IF @MyErrorCode <> 0
BEGIN
ROLLBACK TransName02
... Log / Display an error message ...
END
COMMIT TransName01 -- Always commit the outer wrapper
I've forgotten the details, but there is something funny about doing a ROLLBACK TransName01 (i.e. not having a named SAVE point), I think it upsets the transaction level which is passed back to the caller, so we always finish with a COMMIT (of the outer wrapper) but if we encoutner an error then we ROLLBACK the inner SAVE point (which, for us, is exactly the same scope as outer wrapper was)
So can you do this.. my project has many function/methods with the SQL writes in them.
If at the start of each set of rows to write to the many tables it has use one myConnection.Open(); and one myConnection.Close();?
That is like this:
if (fields[0] == "START_US_records") { myConnection.Open(); } //open the connect ... do a BEGIN TRY & BETIN TRANSACTION
else
if (fields[0] == "END_US_records") { myConnection.Close(); } //do a END TRY and ROLLBACK if error and then close the connection
else
if (fields[0] == "A") { writetableA(fields); } //record goes to table A
else
if (fields[0] == "B") { writetableB(fields); } //record goes to table B
else
if (fields[0] == "C") { writetableC(fields); } //record goes to table C
I'm not familiar with your application language, but it looks OK in principle.
It will be very slow though ... if you are only inserting a couple of rows, at a time, it will be fine, but if you are bulk-loading lots of rows the row-by-row, one-by-one, approach will be 10x slower, maybe even 100x slower, than doing it "in bulk". At the very least you have 5 round trips to the server for each of your "MyConnection" steps, and replacing that with just one would help.
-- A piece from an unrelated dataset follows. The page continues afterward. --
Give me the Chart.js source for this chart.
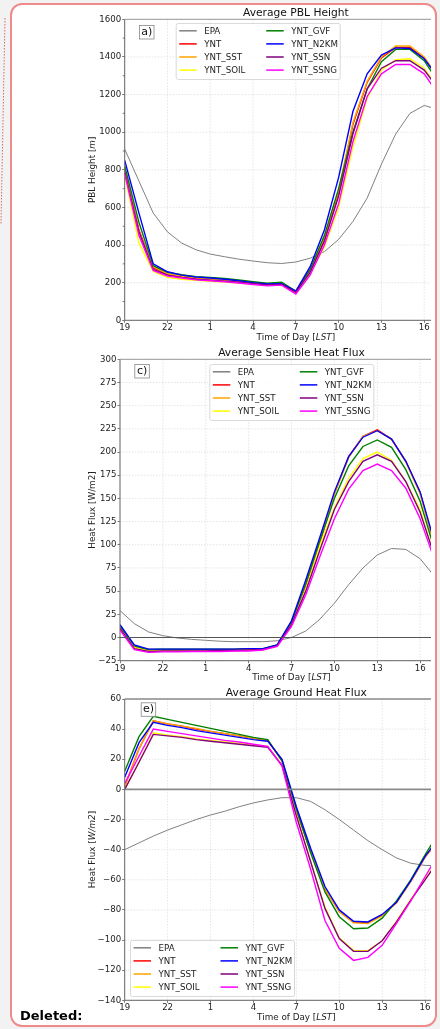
<!DOCTYPE html>
<html>
<head>
<meta charset="utf-8">
<script src="https://cdn.jsdelivr.net/npm/chart.js@4.4.0/dist/chart.umd.min.js"></script>
<style>
html, body { margin: 0; padding: 0; }
body { width: 440px; height: 1029px; background: #f2f2f2; position: relative; overflow: hidden; font-family: "DejaVu Sans", sans-serif; }
#frame { position: absolute; left: 10px; top: 3px; width: 423px; height: 1020px; border: 2px solid #ee8a8a; border-radius: 12px; background: #fff; }
#clip { position: absolute; left: 0; top: 0; width: 431px; height: 1029px; overflow: hidden; }
#clip canvas { position: absolute; left: 20px; }
#deleted { position: absolute; left: 20px; top: 1008px; font-weight: bold; font-size: 13px; color: #000; }
</style>
</head>
<body>
<svg style="position:absolute;left:0;top:0" width="10" height="240">
  <line x1="5" y1="18" x2="1" y2="224" stroke="#d86a6a" stroke-width="1" stroke-dasharray="1.5,1.5"/>
</svg>
<div id="frame"></div>
<div id="clip">
  <canvas id="pbl" width="460" height="342" style="top:3px"></canvas>
  <canvas id="shf" width="460" height="340" style="top:345px"></canvas>
  <canvas id="ghf" width="460" height="340" style="top:685px"></canvas>
</div>
<div id="deleted">Deleted:</div>
<script>
// hour index 0 = 19 LST
const hourIndex = [0, 1, 2, 3, 4, 5, 6, 7, 8, 9, 10, 11, 12, 13, 14, 15, 16, 17, 18, 19, 20, 21, 22];
const seriesNames = ["EPA", "YNT", "YNT_SST", "YNT_SOIL", "YNT_GVF", "YNT_N2KM", "YNT_SSN", "YNT_SSNG"];
const seriesColors = ["#808080", "#ff0000", "#ffa500", "#ffff00", "#008000", "#0000ff", "#800080", "#ff00ff"];

// a) PBL height [m]
const pblEPA  = [910, 740, 570, 470, 410, 375, 352, 338, 325, 315, 306, 302, 310, 330, 365, 430, 525, 650, 830, 990, 1100, 1142, 1120];
const pblYNT  = [800, 480, 280, 245, 232, 222, 217, 212, 205, 197, 190, 192, 150, 260, 430, 680, 1040, 1265, 1395, 1450, 1450, 1395, 1285];
const pblSST  = [810, 470, 285, 247, 234, 224, 218, 213, 206, 198, 191, 193, 152, 265, 440, 690, 1050, 1270, 1400, 1458, 1458, 1400, 1290];
const pblSOIL = [770, 410, 260, 228, 218, 212, 207, 203, 198, 193, 186, 188, 145, 245, 390, 600, 920, 1180, 1330, 1385, 1390, 1340, 1230];
const pblGVF  = [820, 520, 290, 255, 242, 232, 228, 222, 214, 205, 197, 202, 155, 270, 450, 700, 1000, 1230, 1375, 1440, 1440, 1380, 1265];
const pblN2KM = [850, 570, 300, 258, 240, 230, 225, 218, 210, 200, 193, 195, 155, 285, 480, 760, 1110, 1310, 1410, 1448, 1445, 1390, 1290];
const pblSSN  = [790, 470, 270, 240, 228, 218, 213, 208, 202, 195, 188, 190, 148, 255, 420, 660, 990, 1230, 1340, 1380, 1380, 1330, 1230];
const pblSSNG = [780, 450, 265, 235, 225, 215, 210, 205, 198, 190, 183, 187, 140, 240, 400, 620, 950, 1190, 1310, 1360, 1360, 1310, 1200];

// c) sensible heat flux [W/m2]
const shfEPA  = [29, 15, 6, 2, -0.5, -2, -3, -4, -4.5, -4.5, -4.5, -3.5, 0, 7, 20, 37, 57, 75, 89, 96, 95, 85, 66];
const shfYNT  = [12, -10, -14, -13.5, -13.5, -13.5, -13.5, -13.5, -13.5, -13, -12.5, -8.5, 16, 56, 103, 155, 195, 217, 224, 214, 190, 156, 100];
const shfSST  = [12, -10, -14, -13.5, -13.5, -13.5, -13.5, -13.5, -13.5, -13, -12.5, -8.5, 16, 57, 104, 155, 194, 217, 223, 214, 189, 155, 100];
const shfSOIL = [10, -11, -14.5, -14, -14, -14, -14, -14, -14, -13.5, -13, -9, 13, 52, 100, 140, 172, 193, 200, 191, 168, 138, 88];
const shfGVF  = [13, -9, -13, -12.5, -12.5, -12.5, -12.5, -12.5, -12.5, -12, -12, -8, 17, 58, 105, 150, 185, 206, 213, 205, 181, 147, 95];
const shfN2KM = [14, -8, -12.5, -12.5, -12.5, -12.5, -12.5, -12.5, -12.5, -12, -12, -8, 18, 62, 109, 157, 195, 216, 223, 214, 190, 157, 103];
const shfSSN  = [10, -12, -15, -14.5, -14.5, -14.5, -14.5, -14, -14, -13.5, -13, -9, 14, 50, 95, 138, 168, 190, 197, 190, 168, 135, 88];
const shfSSNG = [8, -13, -16, -15.5, -15.5, -15, -15, -15, -14.5, -14.5, -13.5, -9.5, 12, 46, 88, 128, 160, 180, 187, 180, 161, 128, 84];

// e) ground heat flux [W/m2]
const ghfEPA  = [-40, -35.5, -31, -27, -23.5, -20, -17, -14.5, -11.5, -9, -7, -5.5, -5.5, -8, -13.5, -20, -27, -34, -40, -45.5, -49, -50.5, -50.5];
const ghfYNT  = [2, 27, 45.5, 43.5, 42, 40, 38.5, 37, 35.5, 34, 32.5, 19, -14, -41, -66, -81, -88, -88.5, -83.5, -75, -61, -45, -33];
const ghfSST  = [2, 27, 45.5, 43.5, 42, 40.5, 38.5, 37, 35.5, 34, 32.5, 19, -14, -41, -66, -81, -88.5, -89, -84, -75.5, -61, -45, -33];
const ghfSOIL = [0, 18, 37.5, 36, 35, 33.5, 32.5, 31.5, 30.5, 29.5, 28.5, 16, -17, -48, -78, -98.5, -107, -107, -100.5, -87.5, -73, -59.5, -46];
const ghfGVF  = [12, 35, 48.5, 46.5, 44.5, 42.5, 40.5, 38.5, 36.5, 34.5, 33, 19, -13, -42, -68, -84.5, -92.5, -92, -85.5, -74, -60, -43.5, -28];
const ghfN2KM = [8, 31, 44.5, 42.5, 41, 39, 37.5, 36, 34.5, 33, 32, 20, -11.5, -39, -64.5, -80, -87.5, -88, -83, -75, -60.5, -44.5, -32];
const ghfSSN  = [0, 18, 36.5, 35.5, 34.5, 33, 32, 31, 30, 29, 28, 16, -17.5, -48, -79, -99, -107.5, -107.5, -100.5, -88, -73.5, -60, -46.5];
const ghfSSNG = [4, 22, 40, 38.5, 37, 35.5, 34, 32.5, 31.5, 30, 28.5, 15.5, -22, -53, -87, -105.5, -113.5, -111.5, -103.5, -89, -74, -58, -42];

const FONT = '"DejaVu Sans"';
Chart.defaults.font.family = FONT;
Chart.defaults.color = "#222";

function makeDatasets(list) {
    return list.map((vals, i) => ({
        label: seriesNames[i],
        data: vals.map((v, k) => ({ x: hourIndex[k], y: v })),
        borderColor: seriesColors[i],
        backgroundColor: seriesColors[i],
        borderWidth: i === 0 ? 1 : 1.4,
        pointRadius: 0,
        tension: 0,
        fill: false,
        order: 8 - i, // later series on top, like matplotlib
    }));
}

// draw text made of [text, italic] parts, centred on (x, y)
function drawParts(ctx, parts, x, y, size) {
    let total = 0;
    parts.forEach(([t, it]) => {
        ctx.font = (it ? "italic " : "") + size + "px " + FONT;
        total += ctx.measureText(t).width;
    });
    let cx = x - total / 2;
    ctx.textAlign = "left";
    ctx.textBaseline = "middle";
    parts.forEach(([t, it]) => {
        ctx.font = (it ? "italic " : "") + size + "px " + FONT;
        ctx.fillText(t, cx, y);
        cx += ctx.measureText(t).width;
    });
}

function makeDecor(cfg) {
    return {
        id: "decor",
        beforeDatasetsDraw(chart) {
            const { ctx, chartArea: a, scales } = chart;
            ctx.save();
            ctx.strokeStyle = "#dedede";
            ctx.lineWidth = 0.8;
            ctx.setLineDash([1.5, 1.5]);
            ctx.beginPath();
            scales.y.ticks.forEach((t) => {
                const py = scales.y.getPixelForValue(t.value);
                ctx.moveTo(a.left, py);
                ctx.lineTo(a.right, py);
            });
            scales.x.ticks.forEach((t) => {
                const px = scales.x.getPixelForValue(t.value);
                ctx.moveTo(px, a.top);
                ctx.lineTo(px, a.bottom);
            });
            ctx.stroke();
            ctx.restore();
        },
        afterDatasetsDraw(chart) {
            const { ctx, chartArea: a, scales } = chart;
            ctx.save();

            if (cfg.zeroLine) {
                const py = scales.y.getPixelForValue(0);
                ctx.strokeStyle = cfg.zeroLine.color;
                ctx.lineWidth = cfg.zeroLine.width;
                ctx.beginPath();
                ctx.moveTo(a.left, py);
                ctx.lineTo(a.right, py);
                ctx.stroke();
            }

            // spines
            ctx.strokeStyle = "#666";
            ctx.lineWidth = 1;
            ctx.beginPath();
            ctx.moveTo(a.left, a.top);
            ctx.lineTo(a.left, a.bottom);
            ctx.lineTo(a.right, a.bottom);
            ctx.stroke();
            ctx.strokeStyle = cfg.topColor || "#999";
            ctx.lineWidth = cfg.topWidth || 1;
            ctx.beginPath();
            ctx.moveTo(a.left, a.top);
            ctx.lineTo(a.right, a.top);
            ctx.stroke();

            if (cfg.minorStep) {
                ctx.strokeStyle = "#555";
                ctx.lineWidth = 0.8;
                ctx.beginPath();
                for (let v = scales.y.min + cfg.minorStep; v < scales.y.max; v += 2 * cfg.minorStep) {
                    const py = scales.y.getPixelForValue(v);
                    ctx.moveTo(a.left - 2, py);
                    ctx.lineTo(a.left, py);
                }
                ctx.stroke();
            }

            // panel label
            const bx = a.left + cfg.panelPos[0], by = a.top + cfg.panelPos[1];
            ctx.fillStyle = "#fff";
            ctx.fillRect(bx, by, 15, 14);
            ctx.strokeStyle = "#888";
            ctx.lineWidth = 0.8;
            ctx.strokeRect(bx + 0.5, by + 0.5, 14.5, 13.5);
            ctx.fillStyle = "#111";
            ctx.font = "11px " + FONT;
            ctx.textAlign = "center";
            ctx.textBaseline = "middle";
            ctx.fillText(cfg.panel, bx + 7.8, by + 7.3);

            // legend
            const lw = 164, lh = 56;
            const lx = a.left + cfg.legend.x;
            const ly = cfg.legend.y != null ? a.top + cfg.legend.y : a.bottom - cfg.legend.bottom - lh;
            ctx.fillStyle = "rgba(255,255,255,0.85)";
            ctx.strokeStyle = "#d0d0d0";
            ctx.lineWidth = 0.8;
            ctx.beginPath();
            ctx.roundRect(lx + 0.5, ly + 0.5, lw, lh, 2);
            ctx.fill();
            ctx.stroke();
            ctx.font = "8.7px " + FONT;
            ctx.textAlign = "left";
            ctx.textBaseline = "middle";
            chart.data.datasets.forEach((ds, i) => {
                const col = i < 4 ? 0 : 1, row = i % 4;
                const ox = lx + col * 87, oy = ly + 7.8 + row * 13.1;
                ctx.strokeStyle = ds.borderColor;
                ctx.lineWidth = 1.5;
                ctx.beginPath();
                ctx.moveTo(ox + 3.5, oy);
                ctx.lineTo(ox + 21, oy);
                ctx.stroke();
                ctx.fillStyle = "#222";
                ctx.fillText(ds.label, ox + 28.5, oy + 0.5);
            });

            // titles
            ctx.fillStyle = "#111";
            ctx.font = "10.7px " + FONT;
            ctx.textAlign = "center";
            ctx.textBaseline = "alphabetic";
            ctx.fillText(cfg.title, (a.left + a.right) / 2, a.top - 3.5);

            ctx.fillStyle = "#222";
            drawParts(ctx, [["Time of Day [", false], ["LST", true], ["]", false]], (a.left + a.right) / 2, a.bottom + 17, 8.8);

            ctx.translate(73, (a.top + a.bottom) / 2);
            ctx.rotate(-Math.PI / 2);
            drawParts(ctx, cfg.yTitle, 0, 0, 8.8);
            ctx.restore();
        },
    };
}

function makeChart(id, list, yMin, yMax, yStep, yWidth, pad, cfg) {
    new Chart(document.getElementById(id), {
        type: "line",
        data: { datasets: makeDatasets(list) },
        options: {
            responsive: false,
            animation: false,
            devicePixelRatio: 1,
            layout: { padding: pad },
            plugins: { legend: { display: false }, title: { display: false }, tooltip: { enabled: false } },
            scales: {
                x: {
                    type: "linear",
                    min: 0,
                    max: 24,
                    border: { display: false },
                    grid: { drawOnChartArea: false, tickLength: 2.5, tickColor: "#555", tickWidth: 0.8 },
                    ticks: {
                        stepSize: 3,
                        padding: 0,
                        maxRotation: 0,
                        font: { size: 8.6 },
                        color: "#222",
                        callback: (v) => String((19 + v) % 24),
                    },
                    afterFit: (s) => {
                        s.height = 20;
                        s.paddingLeft = 0;
                        s.paddingRight = 0;
                    },
                },
                y: {
                    min: yMin,
                    max: yMax,
                    border: { display: false },
                    grid: { drawOnChartArea: false, tickLength: 2.5, tickColor: "#555", tickWidth: 0.8 },
                    ticks: {
                        stepSize: yStep,
                        padding: 1,
                        font: { size: 8.6 },
                        color: "#222",
                        callback: (v) => String(v).replace("-", "\u2212"),
                    },
                    afterFit: (s) => {
                        s.width = yWidth;
                        s.paddingTop = 0;
                        s.paddingBottom = 0;
                    },
                },
            },
        },
        plugins: [makeDecor(cfg)],
    });
}

makeChart("pbl", [pblEPA, pblYNT, pblSST, pblSOIL, pblGVF, pblN2KM, pblSSN, pblSSNG],
    0, 1600, 200, 104.7, { top: 16.3, bottom: 4.7, left: 0, right: 13 },
    {
        title: "Average PBL Height",
        yTitle: [["PBL Height [", false], ["m", true], ["]", false]],
        panel: "a)", panelPos: [14.3, 5.7],
        legend: { x: 51, y: 3.7 },
        minorStep: 100,
    });

makeChart("shf", [shfEPA, shfYNT, shfSST, shfSOIL, shfGVF, shfN2KM, shfSSN, shfSSNG],
    -25, 300, 25, 100, { top: 14.3, bottom: 4.3, left: 0, right: 17 },
    {
        title: "Average Sensible Heat Flux",
        yTitle: [["Heat Flux [W/m2]", false]],
        panel: "c)", panelPos: [14.3, 4.7],
        legend: { x: 89.3, y: 4.7 },
        zeroLine: { color: "#555", width: 1 },
    });

makeChart("ghf", [ghfEPA, ghfYNT, ghfSST, ghfSOIL, ghfGVF, ghfN2KM, ghfSSN, ghfSSNG],
    -140, 60, 20, 104.7, { top: 14, bottom: 4.7, left: 0, right: 12 },
    {
        title: "Average Ground Heat Flux",
        yTitle: [["Heat Flux [", false], ["W/m2", true], ["]", false]],
        panel: "e)", panelPos: [16, 3.3],
        legend: { x: 5.3, bottom: 4.3 },
        zeroLine: { color: "#8a8a8a", width: 1.6 },
        topColor: "#8a8a8a", topWidth: 1.6,
    });
</script>
</body>
</html>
Don't worry about it if the number of records being processed is small though (except to worry that it won't scale well, if the size of the jobs will increase over time)
Thanks. The reason for the transactions being in blocks of records is each set of records belongs to one.. oil well (yes I'm in the oil and gas biz.) Thus if any records relating to one well are bad, or incorrect, in any way, we want to back out of that set of records and issue an error message so that well info can be fixed for processing later.
We have maybe 100k wells, 30k leases, and 80 tables for records relating to just that type of well (we have other databases to for other info on other types of wells.)
Yes it will take longer but I can't think of any other way to effectively process so much data.. on a monthly basis.
I will say, my job is interesting since I'm an old COBOL guy now in the new stuff.. keeps me off the streets!
Batch up the data in, say, a delimited file and Bulk Import the file.
Prepare the data into a "Table Array" and send that to the server as a single "block"
Send multiple INSERT statements as a single "block", rather than as individual statements
Combine all the input data using XML and send the XML block to a Stored Procedure to then act on it (a stored procedure can easily "iterate" through the XML file, or some other bulk-format, group statements into individual batches so that they logically COMMIT as one, or all rollback, and then "apply" the batches to the database "in bulk".
SQL will operate far FAR more efficiently if you provide it with a SET of data to process, rather than working row-by-agonising-row. It matters not-a-lot when volumes are low, but if they increase a row-by-row approach will scale very badly.